映画『ドライブ・マイ・カー』の衣装。奥の赤いブースが鑑賞コーナー(画像提供:早稲田大学演劇博物館)
ブース横には、映画に出てくるカセットテープの展示。あの声が聞こえてきそうです(画像提供:早稲田大学演劇博物館)
「これだけの本数の映画をご覧になっていることが、一番の驚きでしたね」
そもそもなぜ今回の企画展は開催されたのでしょうか。企画担当者の方に聞いてみました。
「昨年『ドライブ・マイ・カー』が評判となったこともありますし、村上春樹さんの作品にはよく映画が出てくることも、早稲田大学時代に映画のシナリオを村上さんがよく読んでいたことも知っていました。そこで村上文学と映画について掘り下げたら面白いのではと思い、今回の企画展にいたりました。村上文学から映画、映画から村上文学など、相互的に興味が広がってくれればうれしいですね」
小説の中の映画、またはその逆を知ることで、世界が広がっていく。当展示の面白みを実感させられました。

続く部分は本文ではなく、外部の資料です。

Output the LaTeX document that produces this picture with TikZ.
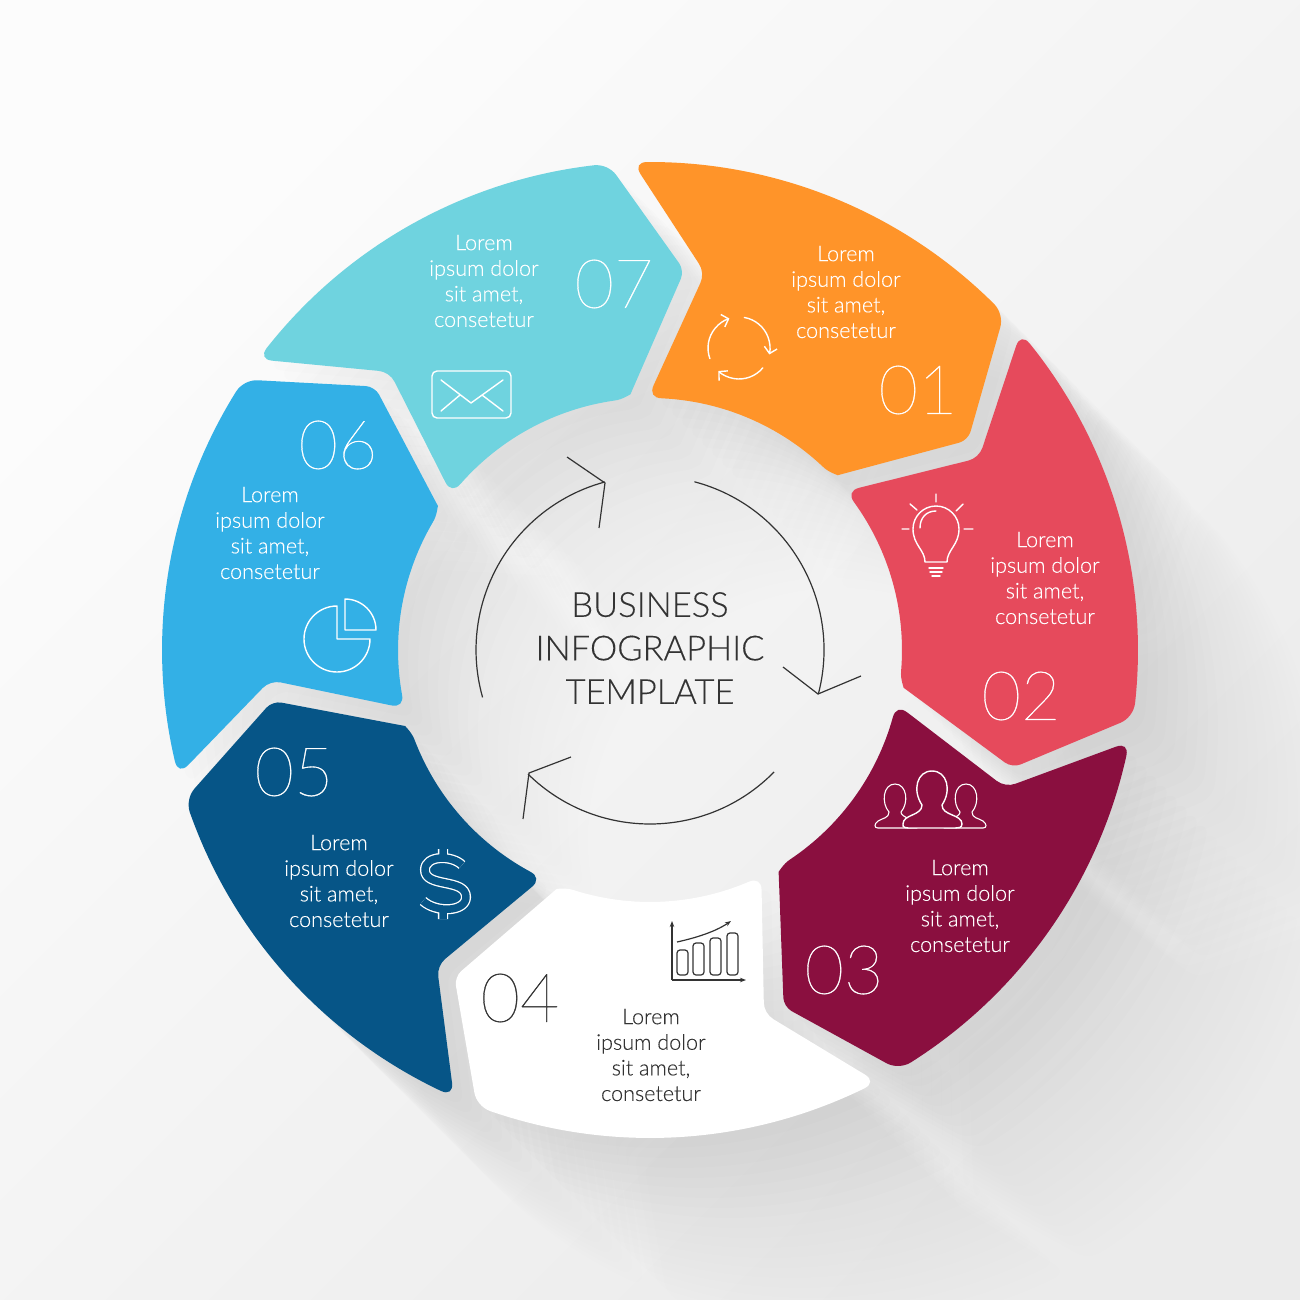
\documentclass[tikz,border=0pt]{standalone}
\usepackage{fontspec}
\usepackage{xcolor}
\usetikzlibrary{positioning}
\usetikzlibrary{arrows.meta}
\setmainfont[FakeBold=0.2]{Lato Light}
\newfontfamily\hairfont[FakeBold=0.5]{Lato Thin}
\definecolor{segA}{HTML}{FF9429}
\definecolor{segB}{HTML}{E64A5C}
\definecolor{segC}{HTML}{8A0F3F}
\definecolor{segD}{HTML}{FFFFFF}
\definecolor{segE}{HTML}{065587}
\definecolor{segF}{HTML}{33B0E6}
\definecolor{segG}{HTML}{6FD3DF}
\definecolor{inkdark}{HTML}{333333}
\tikzset{
	lorem/.style={align=center, font=\fontsize{21.6}{25.6}\selectfont},
	number/.style={font=\hairfont\fontsize{68}{68}\selectfont},
	title/.style={align=center, text=inkdark, font=\fontsize{34.5}{43.5}\selectfont},
	icon/.style={line width=1.4pt, line join=round, line cap=round},
	loopline/.style={inkdark, line width=1.2pt},
}
\newcommand{\segpath}{(22.75,-426.45) -- (-9.5,-475.9) .. controls (-14,-483) and (-11.4,-487.8) .. (-90.35:488) arc[start angle=-90.35, end angle=-45.15, radius=488] .. controls (350,-339.9) and (352.5,-330.5) .. (350.2,-322.4) [rounded corners=9pt] -- (-33.4:381) -- (196.3,-177.1) [sharp corners] .. controls (188.2,-174.9) and (178.8,-177.4) .. (-46.68:252) arc[start angle=-46.68, end angle=-87.32, radius=252] .. controls (3.4,-251.9) and (0.1,-257.1) .. (3.6,-264.7) -- (50.4,-367) .. controls (53.2,-373) and (52.6,-380.7) .. (49,-386.2) -- cycle}
\begin{document}
\begin{tikzpicture}[x=1pt, y=-1pt]
	\useasboundingbox (0,0) rectangle (1300,1300);
	\shade[top color=white!99!black, bottom color=white!92!black, shading angle=45] (0,0) rectangle (1300,1300);
	% long shadow
	\foreach \i in {0,...,6} {
		\foreach \t in {10,20,...,230} {
			\pgfmathsetmacro{\op}{0.009*(1-\t/245)}
			\begin{scope}[shift={(650+\t,650+\t)}, rotate=-\i*51.43]
				\fill[black, opacity=\op] \segpath;
			\end{scope}
		}
	}
	% ring
	\foreach \i/\col in {0/segA,1/segB,2/segC,3/segD,4/segE,5/segF,6/segG} {
		\begin{scope}[shift={(650,650)}, rotate=-\i*51.43]
			\fill[\col] \segpath;
		\end{scope}
	}
	% texts
	\foreach \n/\tx/\ty/\nx/\ny/\lab/\tc in {1/846/292/918/390/01/white, 2/1045/578/1021/696/02/white, 3/960/906/844/970/03/white, 4/651/1055/520/998/04/inkdark, 5/339/881/294/772/05/white, 6/270/533/338/445/06/white, 7/484/281/614/284/07/white} {
		\node[lorem, text=\tc] (text\n) at (\tx,\ty) {Lorem\\ipsum dolor\\sit amet,\\consetetur};
		\node[number, text=\tc] (num\n) at (\nx,\ny) {\lab};
	}
	\node[title] (title) at (650,648) {BUSINESS\\INFOGRAPHIC\\TEMPLATE};
	% loop arrows
	\draw[loopline] (650,650) ++(164.2:174) arc[start angle=164.2, end angle=255, radius=174];
	\draw[loopline] (650,650) ++(-75.2:174) arc[start angle=-75.2, end angle=14.7, radius=174];
	\draw[loopline] (650,650) ++(44.5:174) arc[start angle=44.5, end angle=134.5, radius=174];
	\draw[loopline] (567,457) -- (605,483) -- (599,528);
	\draw[loopline] (783,667) -- (818,694) -- (861,676);
	\draw[loopline] (571,757) -- (529,773) -- (523,819);
	% icon 01
	\foreach \r in {0,120,240} {
		\begin{scope}[shift={(739,348)}, rotate=-\r]
			\draw[icon, white, -{Straight Barb[length=6pt,width=13pt]}] (-80:31) arc[start angle=-80, end angle=12, radius=31];
		\end{scope}
	}
	% icon 02
	\draw[icon, white] (925,562) .. controls (925,550) and (913,545) .. (913,529) arc[start angle=180, end angle=360, radius=23] .. controls (959,545) and (947,550) .. (947,562) -- cycle;
	\draw[icon, white] (920,528) .. controls (920,518) and (926,511) .. (936,511);
	\draw[icon, white] (929,568) -- (943,568) (930,572) -- (942,572) (932,576) -- (940,576);
	\draw[icon, white] (936,494) -- (936,502) (902,529) -- (909,529) (964,529) -- (973,529) (910,504) -- (917,510) (963,504) -- (956,511);
	% icon 03
	\foreach \px/\w in {895/1,966/-1} {
		\begin{scope}[shift={(\px,798)}, xscale=\w]
			\draw[icon, white, line width=1.1pt] (-6,14) .. controls (-14,5) and (-12,-14) .. (0,-14) .. controls (12,-14) and (14,5) .. (6,14) .. controls (6,20) and (20,20) .. (22,30) -- (-17,30) .. controls (-21,30) and (-21,26) .. (-17,23) .. controls (-12,20) and (-6,20) .. (-6,14) -- cycle;
		\end{scope}
	}
	\draw[icon, white, fill=segC] (922,805) .. controls (912,790) and (917,771) .. (932,771) .. controls (947,771) and (952,790) .. (942,805) .. controls (942,816) and (962,814) .. (962,824) .. controls (962,828) and (958,828) .. (955,828) -- (912,828) .. controls (906,828) and (902,828) .. (903,824) .. controls (903,814) and (922,816) .. (922,805) -- cycle;
	% icon 04
	\draw[inkdark, line width=1.2pt, -{Stealth[length=6pt]}] (672,980) -- (672,921);
	\draw[inkdark, line width=1.2pt, -{Stealth[length=6pt]}] (672,980) -- (746,980);
	\draw[inkdark, line width=1.2pt, -{Stealth[length=6pt]}] (677,942) .. controls (695,938) and (715,932) .. (731,921);
	\foreach \bx/\by in {677/950, 693/943, 710/938, 727/933} {
		\draw[inkdark, line width=1.2pt, rounded corners=3pt] (\bx,\by) rectangle (\bx+11,975);
	}
	% icon 05
	\draw[white, line width=1.3pt, double=segE, double distance=7.5pt, line join=round] (443,849) -- (443,860) (443,908) -- (443,919) (462,865) .. controls (452,855) and (425,855) .. (425,870) .. controls (425,888) and (466,878) .. (466,897) .. controls (466,912) and (436,913) .. (423,901);
	% icon 06
	\draw[icon, white] (337,639) -- (337,606) arc[start angle=-90, end angle=-360, radius=33] -- cycle;
	\draw[icon, white] (345,630) -- (345,599) arc[start angle=-90, end angle=0, radius=31] -- cycle;
	% icon 07
	\draw[icon, white, rounded corners=5pt] (432,371) rectangle (511,418);
	\draw[icon, white] (441,380) -- (471,403) -- (503,380) (441,411) -- (460,395) (503,411) -- (482,395);
\end{tikzpicture}
\end{document}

最後に企画担当者の方は、こんなこともおっしゃっていました。
「これだけの本数の映画が頭の中に入っていることが、一番の驚きでしたね」
村上さんの作品『騎士団長殺し』では、ホラー小説ではないにも関わらず、ホラー映画の名作『シャイニング』が登場するなど、その他の作品でも異ジャンルからのセレクトが多く見られます。しかも登場する作品では、会話の途中でポンっと映画のタイトルが出てくるなど、登場の仕方も仰々しくないのです。それは頭の中に映画の痕跡があるからこそ、自然と結びつけられるもの。
素晴らしい才能のある村上さんが多くの映画を楽しんでいるのですから、平凡な筆者のような人間は、一体、どれくらいのインプットをすればいいのでしょうか。
とりあえず、映画を観よう。そう思わせてくれる企画展でした。